I don’t write today, however, to debate the merits of a particular belief of the Tea Party.
Instead, I have one simple question: Who’s been to a Tea Party?
In April 2009, I attended my first Tea Party and was surprised by what I found. While one can judge the Republican or Democratic parties based on what their leaders say or what policies they espouse, the Tea Party is a decentralized movement with no single leader, no official leadership structure and no party platform. The name itself often trips people up. It’s not a political party at all. It’s a movement whose namesake is the Boston Tea Party. There is no “Tea Party” party (except in a few small towns). References to “Tea Party” candidates are inventions of the media — they are all running as Republican candidates.
Still, I wanted to be sure I wasn’t mistaken. So, with camcorder in hand, I took the train down to Washington and spent this past Sunday talking to and interviewing hundreds of Tea Partiers.
And, folks, you’ve got to get out more because the Tea Party you’re talking about isn’t the Tea Party I found.

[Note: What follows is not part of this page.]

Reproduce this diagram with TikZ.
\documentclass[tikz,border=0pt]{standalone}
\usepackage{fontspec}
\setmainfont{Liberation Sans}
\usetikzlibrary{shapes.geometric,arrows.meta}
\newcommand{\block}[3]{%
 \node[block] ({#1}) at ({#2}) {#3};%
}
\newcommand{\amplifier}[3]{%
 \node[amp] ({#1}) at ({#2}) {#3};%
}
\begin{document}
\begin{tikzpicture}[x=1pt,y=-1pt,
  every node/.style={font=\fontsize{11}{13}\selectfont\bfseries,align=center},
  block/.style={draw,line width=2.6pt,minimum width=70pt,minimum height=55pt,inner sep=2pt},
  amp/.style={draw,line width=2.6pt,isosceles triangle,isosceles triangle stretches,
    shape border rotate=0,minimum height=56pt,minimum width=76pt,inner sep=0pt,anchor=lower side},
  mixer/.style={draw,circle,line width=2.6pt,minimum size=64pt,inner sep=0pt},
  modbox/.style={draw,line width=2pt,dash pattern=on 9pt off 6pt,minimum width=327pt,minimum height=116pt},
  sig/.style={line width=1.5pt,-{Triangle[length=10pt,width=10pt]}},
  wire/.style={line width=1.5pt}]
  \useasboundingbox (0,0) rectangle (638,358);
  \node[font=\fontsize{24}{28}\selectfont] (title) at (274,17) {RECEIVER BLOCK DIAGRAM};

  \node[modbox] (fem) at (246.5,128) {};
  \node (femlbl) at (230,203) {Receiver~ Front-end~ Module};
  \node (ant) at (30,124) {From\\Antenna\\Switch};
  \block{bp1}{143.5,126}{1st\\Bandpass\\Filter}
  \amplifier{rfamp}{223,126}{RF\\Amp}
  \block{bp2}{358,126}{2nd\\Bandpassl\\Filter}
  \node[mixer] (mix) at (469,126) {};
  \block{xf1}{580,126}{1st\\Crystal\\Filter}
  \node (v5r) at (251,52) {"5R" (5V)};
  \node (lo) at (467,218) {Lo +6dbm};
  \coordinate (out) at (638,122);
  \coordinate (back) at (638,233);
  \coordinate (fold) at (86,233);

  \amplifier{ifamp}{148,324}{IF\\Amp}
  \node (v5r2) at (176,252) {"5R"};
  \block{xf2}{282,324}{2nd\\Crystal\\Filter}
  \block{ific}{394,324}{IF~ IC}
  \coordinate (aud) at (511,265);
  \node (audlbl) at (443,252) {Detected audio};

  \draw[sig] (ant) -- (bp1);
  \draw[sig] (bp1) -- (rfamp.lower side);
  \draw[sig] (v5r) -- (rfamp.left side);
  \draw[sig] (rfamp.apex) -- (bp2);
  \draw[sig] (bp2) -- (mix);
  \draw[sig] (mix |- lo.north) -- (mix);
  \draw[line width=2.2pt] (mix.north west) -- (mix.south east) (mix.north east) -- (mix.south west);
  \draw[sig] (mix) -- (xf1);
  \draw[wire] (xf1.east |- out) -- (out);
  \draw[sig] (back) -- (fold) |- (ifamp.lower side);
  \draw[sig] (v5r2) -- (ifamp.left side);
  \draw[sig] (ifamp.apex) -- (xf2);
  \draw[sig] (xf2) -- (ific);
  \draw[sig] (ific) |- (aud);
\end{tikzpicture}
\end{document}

I didn’t see a single racist sign or symbol. In fact, there were numerous African-American, Asian-American and Hispanic attendees who all attested to the Tea Party’s incredible colorblindness.

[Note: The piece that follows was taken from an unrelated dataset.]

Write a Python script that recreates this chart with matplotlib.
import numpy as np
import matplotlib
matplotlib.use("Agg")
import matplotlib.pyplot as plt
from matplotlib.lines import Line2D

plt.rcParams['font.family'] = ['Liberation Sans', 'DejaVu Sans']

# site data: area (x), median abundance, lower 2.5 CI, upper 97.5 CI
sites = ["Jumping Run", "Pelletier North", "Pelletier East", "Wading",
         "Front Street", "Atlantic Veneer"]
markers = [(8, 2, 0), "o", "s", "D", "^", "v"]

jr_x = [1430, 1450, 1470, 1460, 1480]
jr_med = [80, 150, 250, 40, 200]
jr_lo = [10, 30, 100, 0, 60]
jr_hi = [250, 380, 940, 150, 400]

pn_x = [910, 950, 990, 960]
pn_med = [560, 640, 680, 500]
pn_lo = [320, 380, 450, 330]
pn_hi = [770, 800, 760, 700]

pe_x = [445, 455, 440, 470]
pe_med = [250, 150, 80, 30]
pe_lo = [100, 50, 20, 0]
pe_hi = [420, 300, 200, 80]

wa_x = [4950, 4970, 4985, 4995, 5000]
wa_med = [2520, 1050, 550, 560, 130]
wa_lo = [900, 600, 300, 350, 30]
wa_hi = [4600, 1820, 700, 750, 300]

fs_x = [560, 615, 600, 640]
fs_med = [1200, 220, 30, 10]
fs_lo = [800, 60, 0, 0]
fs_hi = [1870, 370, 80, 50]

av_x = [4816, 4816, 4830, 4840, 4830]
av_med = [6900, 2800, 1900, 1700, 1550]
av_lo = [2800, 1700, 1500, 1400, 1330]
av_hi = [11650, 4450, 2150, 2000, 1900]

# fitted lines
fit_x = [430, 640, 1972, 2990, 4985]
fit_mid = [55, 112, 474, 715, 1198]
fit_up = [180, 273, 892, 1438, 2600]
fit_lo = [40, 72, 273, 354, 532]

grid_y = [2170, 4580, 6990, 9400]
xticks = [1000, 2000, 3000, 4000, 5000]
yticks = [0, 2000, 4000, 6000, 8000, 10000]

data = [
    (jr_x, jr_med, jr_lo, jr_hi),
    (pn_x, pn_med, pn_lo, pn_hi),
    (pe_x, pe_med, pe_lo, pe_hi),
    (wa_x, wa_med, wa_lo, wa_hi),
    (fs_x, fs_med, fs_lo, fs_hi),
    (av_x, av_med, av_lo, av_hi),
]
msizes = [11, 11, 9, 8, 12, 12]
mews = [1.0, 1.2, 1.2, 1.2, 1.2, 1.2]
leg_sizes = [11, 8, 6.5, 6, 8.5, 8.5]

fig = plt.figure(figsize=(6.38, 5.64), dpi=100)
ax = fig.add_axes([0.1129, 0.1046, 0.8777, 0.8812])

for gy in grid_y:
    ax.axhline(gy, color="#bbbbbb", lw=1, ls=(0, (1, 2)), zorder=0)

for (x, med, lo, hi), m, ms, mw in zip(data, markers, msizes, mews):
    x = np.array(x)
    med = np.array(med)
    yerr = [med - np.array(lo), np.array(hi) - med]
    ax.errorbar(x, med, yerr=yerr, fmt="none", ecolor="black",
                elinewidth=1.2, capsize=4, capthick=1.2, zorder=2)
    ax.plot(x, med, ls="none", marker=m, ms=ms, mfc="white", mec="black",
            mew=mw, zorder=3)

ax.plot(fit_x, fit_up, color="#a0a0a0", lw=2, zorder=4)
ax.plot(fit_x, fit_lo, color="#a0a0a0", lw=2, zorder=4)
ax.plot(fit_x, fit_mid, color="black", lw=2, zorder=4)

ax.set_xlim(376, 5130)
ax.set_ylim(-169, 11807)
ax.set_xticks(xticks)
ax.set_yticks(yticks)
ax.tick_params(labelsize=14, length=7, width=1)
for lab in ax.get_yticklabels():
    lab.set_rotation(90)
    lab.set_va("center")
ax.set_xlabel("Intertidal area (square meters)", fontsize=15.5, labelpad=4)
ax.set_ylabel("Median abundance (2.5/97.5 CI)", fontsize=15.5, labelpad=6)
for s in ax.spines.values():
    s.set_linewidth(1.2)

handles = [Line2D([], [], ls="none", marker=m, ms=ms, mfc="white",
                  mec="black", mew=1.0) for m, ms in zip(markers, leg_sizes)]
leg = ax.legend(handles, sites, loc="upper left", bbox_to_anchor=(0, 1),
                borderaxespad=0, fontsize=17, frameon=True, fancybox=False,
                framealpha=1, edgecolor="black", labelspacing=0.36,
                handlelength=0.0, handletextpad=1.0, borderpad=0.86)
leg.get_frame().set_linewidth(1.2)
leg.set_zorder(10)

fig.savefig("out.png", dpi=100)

As for being the plaything of a Sarah Palin or a Glenn Beck, well, almost no one agreed with the characterization. Every person I talked to told me the Tea Party was not under the control of a single person or organization. The Republican establishment has tried to harness its energy, but its core remains wild, unpredictable and independent.
I met registered Democrats, Republicans, Libertarians and everything in between. Granted, most were Republicans, but they admitted so begrudgingly. They stressed that they voted on principles first, party line second.
What do they want in a candidate? Someone of strong moral fiber who will stand for small government. The much-ridiculed Palin ticket was nowhere to be found. Only two people out of the 75 I interviewed wanted to see Sarah run in 2012. Both of them want her to be vice president.
And they’re not ignorant rubes. I met multiple doctors, educators and individuals with masters’ degrees. They are housewives, mechanics, teachers, engineers, small businessmen — the same as you’d find in any political party.
They are dissatisfied, but they are not disgruntled. They are agitated but not angry.
Their stories are the stories of the middle class. While they cared for their families and struggled to do their part in society, noisy activists with fewer responsibilities and a different vision worked to change the system they knew.
So, you’ve got it all wrong. Worse, you’ve never taken the time to check your facts.
You don’t have to agree with the Tea Party, but you ought to at least find out what it’s about.
After all, isn’t ascribing unflattering characteristics to a group of people on the basis of their membership the sort of stereotyping we are so afraid of in other areas? Who would sit idly by as someone said, “Oh, I’ve heard Mexicans are undereducated and ignorant”? No one would — it’s false and morally reprehensible. So too, to assign a stereotype to an entire movement based upon a few unflattering individuals covered in the media. “Tea-bagger” is no more appropriate than taboo ethnic slurs.
Are there some racist Tea Partiers? Inevitably. Are there some misinformed Tea Partiers? Certainly. Does that mean we can tar them all with the same brush? Heck no.
Understanding is the foundation of civility. If you can’t love your neighbor, at least take the time to figure out why.
John Scrudato is a senior in Morse College and a former staff columnist for the News.